__Task directions__
Please set down all the lines beneath this one exactly, without the pictures.

__Data lines__
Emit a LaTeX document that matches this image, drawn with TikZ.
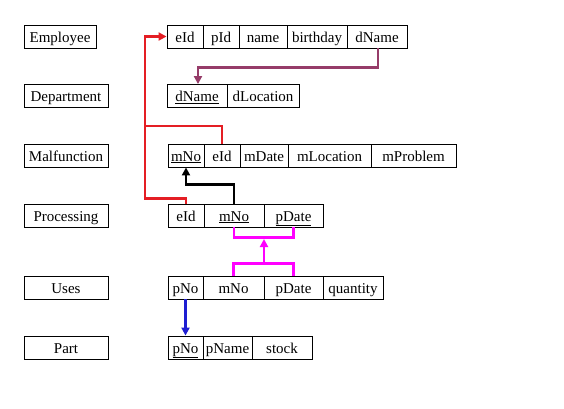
\documentclass[tikz,border=0pt]{standalone}
\usepackage{fontspec}
\setmainfont{Liberation Serif}
\usetikzlibrary{arrows.meta}
\definecolor{cred}{RGB}{228,30,36}
\definecolor{cpurp}{RGB}{150,60,105}
\definecolor{cmag}{RGB}{255,0,255}
\definecolor{cblue}{RGB}{30,30,210}
\begin{document}
\begin{tikzpicture}[x=1pt,y=-1pt,
  cell/.style={draw=black,line width=0.9pt,rectangle,inner sep=0pt,minimum height=23pt,text height=12.5pt,text depth=1.5pt,font=\fontsize{15}{17}\selectfont},
  conn/.style={line width=2.2pt,-{Triangle[length=8pt,width=8pt]}},
  plain/.style={line width=2.2pt}]
\useasboundingbox[fill=white] (0,0) rectangle (564,408);
% labels
\node[cell,minimum width=72pt] (lemp) at (60,36.5) {Employee};
\node[cell,minimum width=84pt] (ldep) at (66,96) {Department};
\node[cell,minimum width=84pt] (lmal) at (66,155.5) {Malfunction};
\node[cell,minimum width=84pt] (lpro) at (66,215.5) {Processing};
\node[cell,minimum width=84pt] (luse) at (66,287.5) {Uses};
\node[cell,minimum width=84pt] (lpar) at (66,347.5) {Part};
% Employee
\node[cell,minimum width=36pt] (eeid) at (185,36.5) {eId};
\node[cell,minimum width=36pt] (epid) at (221,36.5) {pId};
\node[cell,minimum width=48pt] (ename) at (263,36.5) {name};
\node[cell,minimum width=60pt] (ebirth) at (317,36.5) {birthday};
\node[cell,minimum width=60pt] (edname) at (377,36.5) {dName};
% Department
\node[cell,minimum width=60pt] (ddname) at (197,96) {\underline{dName}};
\node[cell,minimum width=72pt] (dloc) at (263,96) {dLocation};
% Malfunction
\node[cell,minimum width=36pt] (mmno) at (186,155.5) {\underline{mNo}};
\node[cell,minimum width=36pt] (meid) at (222,155.5) {eId};
\node[cell,minimum width=48pt] (mdate) at (264,155.5) {mDate};
\node[cell,minimum width=83pt] (mloc) at (329.5,155.5) {mLocation};
\node[cell,minimum width=85pt] (mprob) at (413.5,155.5) {mProblem};
% Processing
\node[cell,minimum width=36pt] (peid) at (186,215.5) {eId};
\node[cell,minimum width=60pt] (pmno) at (234,215.5) {\underline{mNo}};
\node[cell,minimum width=59pt] (ppdate) at (293.5,215.5) {\underline{pDate}};
% Uses
\node[cell,minimum width=35pt] (upno) at (185.5,287.5) {pNo};
\node[cell,minimum width=61pt] (umno) at (233.5,287.5) {mNo};
\node[cell,minimum width=59pt] (update) at (293.5,287.5) {pDate};
\node[cell,minimum width=60pt] (uqty) at (353,287.5) {quantity};
% Part
\node[cell,minimum width=35pt] (tpno) at (185.5,347.5) {\underline{pNo}};
\node[cell,minimum width=49pt] (tpname) at (227.5,347.5) {pName};
\node[cell,minimum width=60pt] (tstock) at (282,347.5) {stock};
% connectors
\coordinate (rx) at (145,126);
\coordinate (mbot) at (264,263);
\coordinate (mtop) at (264,239);
\draw[conn,cpurp] ([xshift=1pt]edname.south) -- ++(0,19) -| ([xshift=1pt]ddname.north);
\draw[conn,cred] (meid.north) |- (rx) |- (eeid.west);
\draw[plain,cred] (peid.north) -- ++(0,-5) -| (rx);
\draw[conn,black] (pmno.north) -- ++(0,-19) -| (mmno.south);
\draw[plain,cmag] (pmno.south) -- ++(0,10) -| (ppdate.south);
\draw[plain,cmag] (umno.north) -- ++(0,-12) -| (update.north);
\draw[conn,cmag] (mbot) -- (mtop);
\draw[conn,cblue] (upno.south) -- (tpno.north);
\end{tikzpicture}
\end{document}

__Output below__
Emit a LaTeX document that matches this image, drawn with TikZ.
\documentclass[tikz,border=0pt]{standalone}
\usepackage{fontspec}
\setmainfont{Liberation Serif}
\usetikzlibrary{arrows.meta}
\definecolor{cred}{RGB}{228,30,36}
\definecolor{cpurp}{RGB}{150,60,105}
\definecolor{cmag}{RGB}{255,0,255}
\definecolor{cblue}{RGB}{30,30,210}
\begin{document}
\begin{tikzpicture}[x=1pt,y=-1pt,
  cell/.style={draw=black,line width=0.9pt,rectangle,inner sep=0pt,minimum height=23pt,text height=12.5pt,text depth=1.5pt,font=\fontsize{15}{17}\selectfont},
  conn/.style={line width=2.2pt,-{Triangle[length=8pt,width=8pt]}},
  plain/.style={line width=2.2pt}]
\useasboundingbox[fill=white] (0,0) rectangle (564,408);
% labels
\node[cell,minimum width=72pt] (lemp) at (60,36.5) {Employee};
\node[cell,minimum width=84pt] (ldep) at (66,96) {Department};
\node[cell,minimum width=84pt] (lmal) at (66,155.5) {Malfunction};
\node[cell,minimum width=84pt] (lpro) at (66,215.5) {Processing};
\node[cell,minimum width=84pt] (luse) at (66,287.5) {Uses};
\node[cell,minimum width=84pt] (lpar) at (66,347.5) {Part};
% Employee
\node[cell,minimum width=36pt] (eeid) at (185,36.5) {eId};
\node[cell,minimum width=36pt] (epid) at (221,36.5) {pId};
\node[cell,minimum width=48pt] (ename) at (263,36.5) {name};
\node[cell,minimum width=60pt] (ebirth) at (317,36.5) {birthday};
\node[cell,minimum width=60pt] (edname) at (377,36.5) {dName};
% Department
\node[cell,minimum width=60pt] (ddname) at (197,96) {\underline{dName}};
\node[cell,minimum width=72pt] (dloc) at (263,96) {dLocation};
% Malfunction
\node[cell,minimum width=36pt] (mmno) at (186,155.5) {\underline{mNo}};
\node[cell,minimum width=36pt] (meid) at (222,155.5) {eId};
\node[cell,minimum width=48pt] (mdate) at (264,155.5) {mDate};
\node[cell,minimum width=83pt] (mloc) at (329.5,155.5) {mLocation};
\node[cell,minimum width=85pt] (mprob) at (413.5,155.5) {mProblem};
% Processing
\node[cell,minimum width=36pt] (peid) at (186,215.5) {eId};
\node[cell,minimum width=60pt] (pmno) at (234,215.5) {\underline{mNo}};
\node[cell,minimum width=59pt] (ppdate) at (293.5,215.5) {\underline{pDate}};
% Uses
\node[cell,minimum width=35pt] (upno) at (185.5,287.5) {pNo};
\node[cell,minimum width=61pt] (umno) at (233.5,287.5) {mNo};
\node[cell,minimum width=59pt] (update) at (293.5,287.5) {pDate};
\node[cell,minimum width=60pt] (uqty) at (353,287.5) {quantity};
% Part
\node[cell,minimum width=35pt] (tpno) at (185.5,347.5) {\underline{pNo}};
\node[cell,minimum width=49pt] (tpname) at (227.5,347.5) {pName};
\node[cell,minimum width=60pt] (tstock) at (282,347.5) {stock};
% connectors
\coordinate (rx) at (145,126);
\coordinate (mbot) at (264,263);
\coordinate (mtop) at (264,239);
\draw[conn,cpurp] ([xshift=1pt]edname.south) -- ++(0,19) -| ([xshift=1pt]ddname.north);
\draw[conn,cred] (meid.north) |- (rx) |- (eeid.west);
\draw[plain,cred] (peid.north) -- ++(0,-5) -| (rx);
\draw[conn,black] (pmno.north) -- ++(0,-19) -| (mmno.south);
\draw[plain,cmag] (pmno.south) -- ++(0,10) -| (ppdate.south);
\draw[plain,cmag] (umno.north) -- ++(0,-12) -| (update.north);
\draw[conn,cmag] (mbot) -- (mtop);
\draw[conn,cblue] (upno.south) -- (tpno.north);
\end{tikzpicture}
\end{document}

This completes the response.